When you see the movie, there is a reference to a large fish absorbing smaller fish. I think I described it in terms of ritual fellatio, which is quite common in tribal cultures as a way that men deal with each other. Anyway, what happened is this was paid for by Orion and Orion was swallowed by MGM -- ritually or not, we will never know. And so it now finds itself in the bowels of MGM, and MGM is in the process of looking at what it got when it bought Orion. So basically it's the corporate reason.
Are you planning on making the jump to be a big star now?
I don't see Hollywood beating a path to my door, but I am doing more film music. I would certainly be interested in doing more of that, especially with independent film. But, you know, I am not desperate to get a big part in Speed 3.
What do you plan to do in your set for the SXSW music festival? Will the violinist Deni Bonet be with you?
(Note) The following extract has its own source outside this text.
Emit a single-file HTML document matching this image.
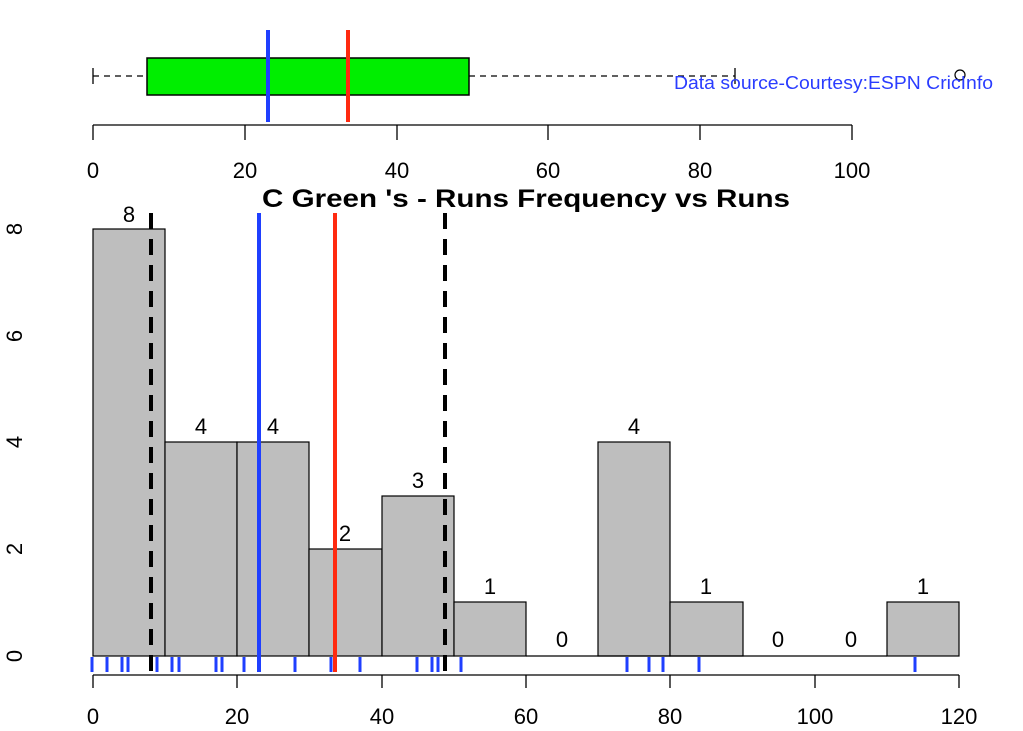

Deni is going to be there anyway, and I think Tim Keegan [Homer Lounge] will be there. Tim is on one song off the Storefront soundtrack. There is never enough time. If I did one song from every album I have put out, it would still be too long. Ideally, there will be a sprinkling of old favorites and new material.
The soundtrack of the film should be released soon after the film comes out. What plans do you have after that?
If all that comes out in the autumn, which it should, then hopefully next spring I will have a new studio album out called Jewels For Sophia, which I have actually started recording. And I am finishing a novel.
So we have music, film, and books. Any medium you don't plan to try your hand at?
Sport. You won't see me try that. Eventually, I'd like to have some kind of exhibition of my pictures.